How are the moduli split up in oscillatory measurements? What is the physical meaning of these components?

Split up in two parts:
1) Storage modulus: the energy stored elastically (real part)
2) Loss modulus: the energy dissipated (heat, vibration, ... ) (imaginary part)


How are the viscoelastic properties of polymeric materials modelled? Which two kinds of viscoelastic materials are distinguished?

- Maxwell model: combination of elastic spring and viscous element in series. The viscoelastic fluid is modelled.

- Voigt-Kelvin model: parallel arrangement of spring and dashpot, models viscoelastic solid.


Which regions are distinguished in the frequency-dependent shear moduli?

There are four regions in the frequency dependent shear modulus:
1) Terminal flow: viscous fluid
2) Rubber plateau: elastic behaviour
3) Transition
4) Glassy region


Which temperature behavior is found for local dynamic processes?

The relaxation time decreases with increasing temperature. Arrhenius behaviour.


Which polymer characteristics are the frequency width and the plateau modulus related to?

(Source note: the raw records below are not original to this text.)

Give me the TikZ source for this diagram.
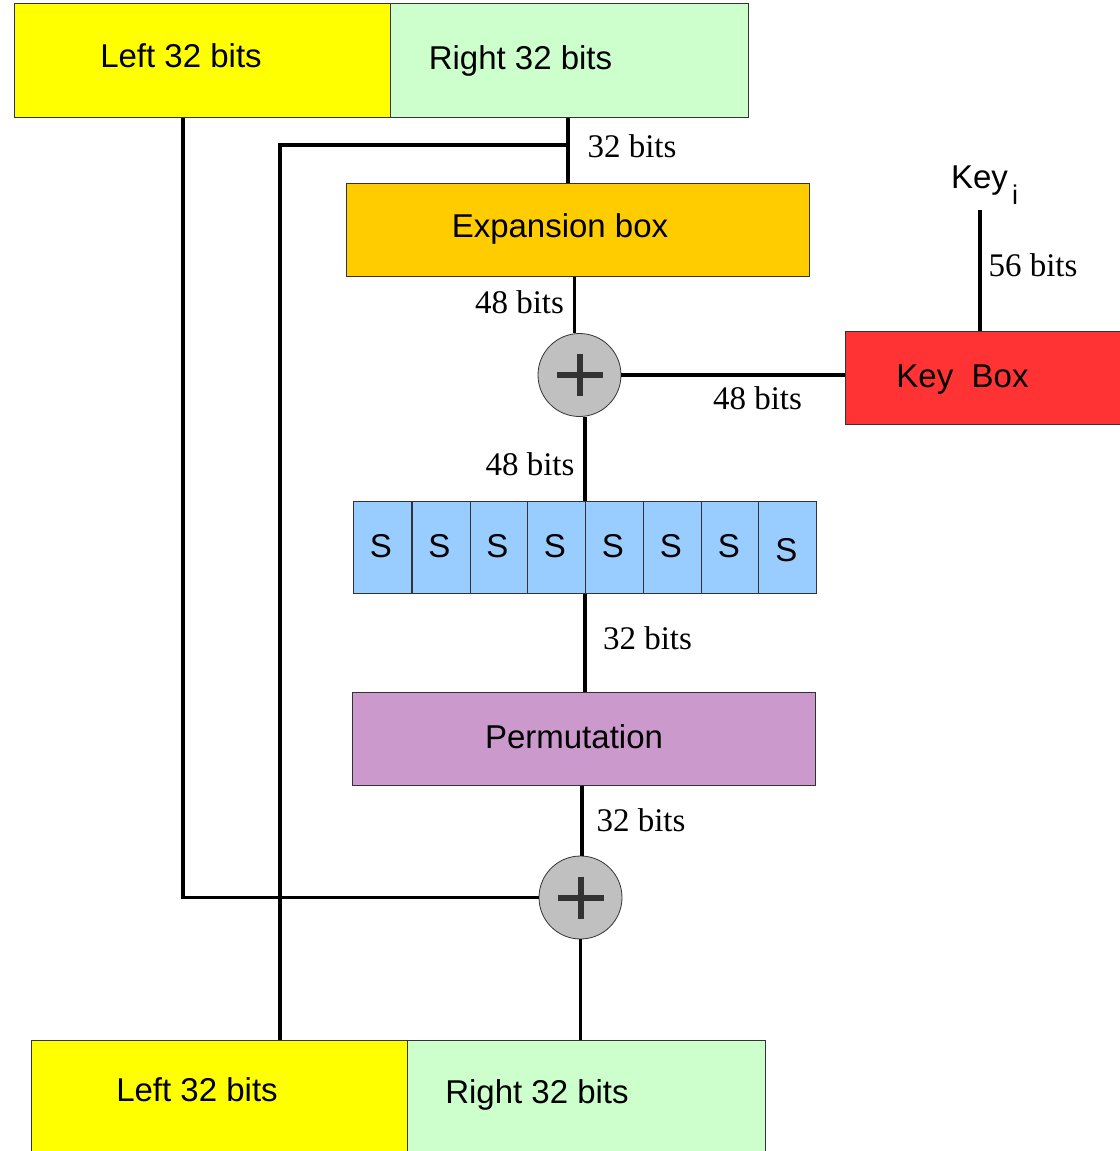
\documentclass[tikz,border=0pt]{standalone}
\usepackage{fontspec}
\setmainfont{Liberation Serif}
\setsansfont{Liberation Sans}
\definecolor{halfyellow}{HTML}{FFFF00}
\definecolor{halfgreen}{HTML}{CCFFCC}
\definecolor{expcol}{HTML}{FFCC00}
\definecolor{keycol}{HTML}{FF3333}
\definecolor{scol}{HTML}{99CCFF}
\definecolor{permcol}{HTML}{CC99CC}
\definecolor{xorcol}{HTML}{C0C0C0}
\begin{document}
\begin{tikzpicture}[x=1pt,y=-1pt,
  box/.style={draw=black!80, line width=0.8pt, inner sep=0pt, anchor=north west},
  sboxcell/.style={box, fill=scol, minimum width=58pt, minimum height=92pt},
  wire/.style={line width=3.6pt},
  sanslabel/.style={font=\sffamily\fontsize{33}{38}\selectfont, anchor=base, inner sep=0pt},
  bitlabel/.style={font=\rmfamily\fontsize{33}{38}\selectfont, anchor=base, inner sep=0pt},
  xorgate/.style={circle, draw=black!80, line width=0.8pt, fill=xorcol, minimum size=83pt, inner sep=0pt,
    path picture={
      \draw[line width=6pt] (path picture bounding box.center) ++(-23,0) -- ++(46,0);
      \draw[line width=6pt] (path picture bounding box.center) ++(0,-21) -- ++(0,42);
    }}]
\useasboundingbox (0,0) rectangle (1119,1151);

% input halves
\node[box, fill=halfyellow, minimum width=376pt, minimum height=114pt] (tl) at (14,3) {};
\node[box, fill=halfgreen, minimum width=358pt, minimum height=114pt] (tr) at (390,3) {};
\node[sanslabel] (tltext) at (181,67) {Left 32 bits};
\node[sanslabel] (trtext) at (520.5,69) {Right 32 bits};

% round function blocks
\node[box, fill=expcol, minimum width=463pt, minimum height=93pt] (exp) at (346,183) {};
\node[sanslabel] (exptext) at (560,237) {Expansion box};

\node[xorgate] (xor1) at (579.5,375) {};

\node[box, fill=keycol, minimum width=276pt, minimum height=93pt] (kb) at (845,331) {};
\node[sanslabel] (kbtext) at (962.5,387) {Key\ \ Box};
\node[sanslabel] (keyi) at (979.5,188) {Key};
\node[sanslabel, font=\sffamily\fontsize{27}{30}\selectfont] (keyisub) at (1015,204) {i};
\coordinate (keytop) at (980,210);

% substitution boxes
\foreach \i/\x in {1/353,2/411.5,3/469.5,4/527,5/585,6/643,7/701,8/758}{
  \node[sboxcell] (s\i) at (\x,501) {};
}
\foreach \i in {1,...,7}{
  \node[sanslabel] (st\i) at ([xshift=-1.5pt,yshift=-56pt]s\i.north) {S};
}
\node[sanslabel] (st8) at ([xshift=-1pt,yshift=-60pt]s8.north) {S};

\node[box, fill=permcol, minimum width=463pt, minimum height=93pt] (perm) at (352,692) {};
\node[sanslabel] (permtext) at (574,748) {Permutation};

\node[xorgate] (xor2) at (580.5,897.5) {};

% output halves
\node[box, fill=halfyellow, minimum width=376pt, minimum height=112pt] (bl) at (31,1040) {};
\node[box, fill=halfgreen, minimum width=358pt, minimum height=112pt] (br) at (407,1040) {};
\node[sanslabel] (bltext) at (197,1101) {Left 32 bits};
\node[sanslabel] (brtext) at (537,1103) {Right 32 bits};

% wiring
\coordinate (rtap) at (568,145);
\coordinate (lbend) at (280,145);
\coordinate (lcorner) at (183,897.5);

\draw[wire] (tr.south -| rtap) -- (exp.north -| rtap);
\draw[wire] (rtap) -- (lbend) -- (bl.north -| lbend);
\draw[wire] (tl.south -| lcorner) -- (lcorner) -- (xor2.west);
\draw[wire] ([xshift=-5pt]xor1.north |- exp.south) -- ([xshift=-5pt]xor1.north);
\draw[wire] (xor1.east) -- (xor1.east -| kb.west);
\draw[wire] (keytop) -- (keytop |- kb.north);
\draw[wire] (xor1.south -| s5.north west) -- (s5.north west);
\draw[wire] (s5.south west) -- (s5.south west |- perm.north);
\draw[wire] ([xshift=1.5pt]xor2.north |- perm.south) -- ([xshift=1.5pt]xor2.north);
\draw[wire] (xor2.south) -- (xor2.south |- br.north);

% bus widths
\node[bitlabel] (w1) at (632,157) {32 bits};
\node[bitlabel] (w2) at (519.5,313) {48 bits};
\node[bitlabel] (w3) at (757.5,409) {48 bits};
\node[bitlabel] (w4) at (1033,276) {56 bits};
\node[bitlabel] (w5) at (530,475) {48 bits};
\node[bitlabel] (w6) at (647.5,649) {32 bits};
\node[bitlabel] (w7) at (641,831) {32 bits};
\end{tikzpicture}
\end{document}
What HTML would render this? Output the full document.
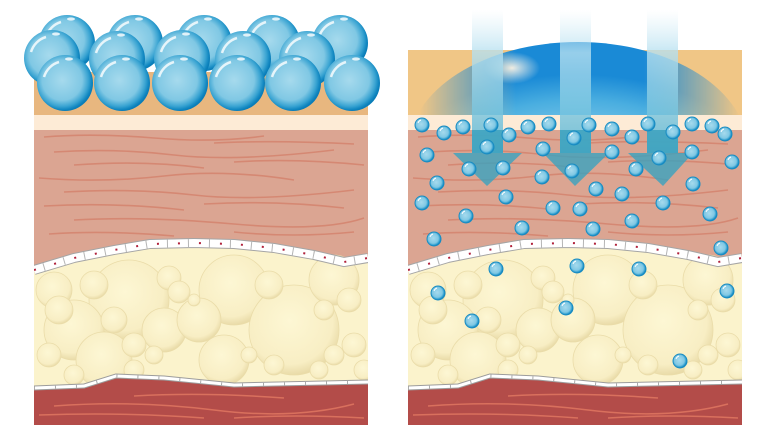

Frequency width: dependent on molar mass - because of entanglements.
Level of plateau: dependent on density, temperature and molar mass.


Which two equivalent expressions have been given for the time-temperature superposition principle?

WLF (Williams-Landel-Ferry): a_T = exp[-(c1*(T_1-T-ref))/(T-T_ref+c2)]

a_T is the shift factor that shifts the curve at temperature T to T_ref.

VFT (Vogel-Fulcher-Tammann): eta = eta_0 * exp|E_A/R(T-T_VFT))

VFT law describes the viscosity in T-region above glass transition temperature.


What is rubber elasticity due to? Why does the simple description fail for high deformations?

The elasticity of rubber is due to the entropy loss upon stretching the polymer.

Since the simple description makes the assumption that the chain is Gaussian and some other simplifications, the model breaks down at high deformations.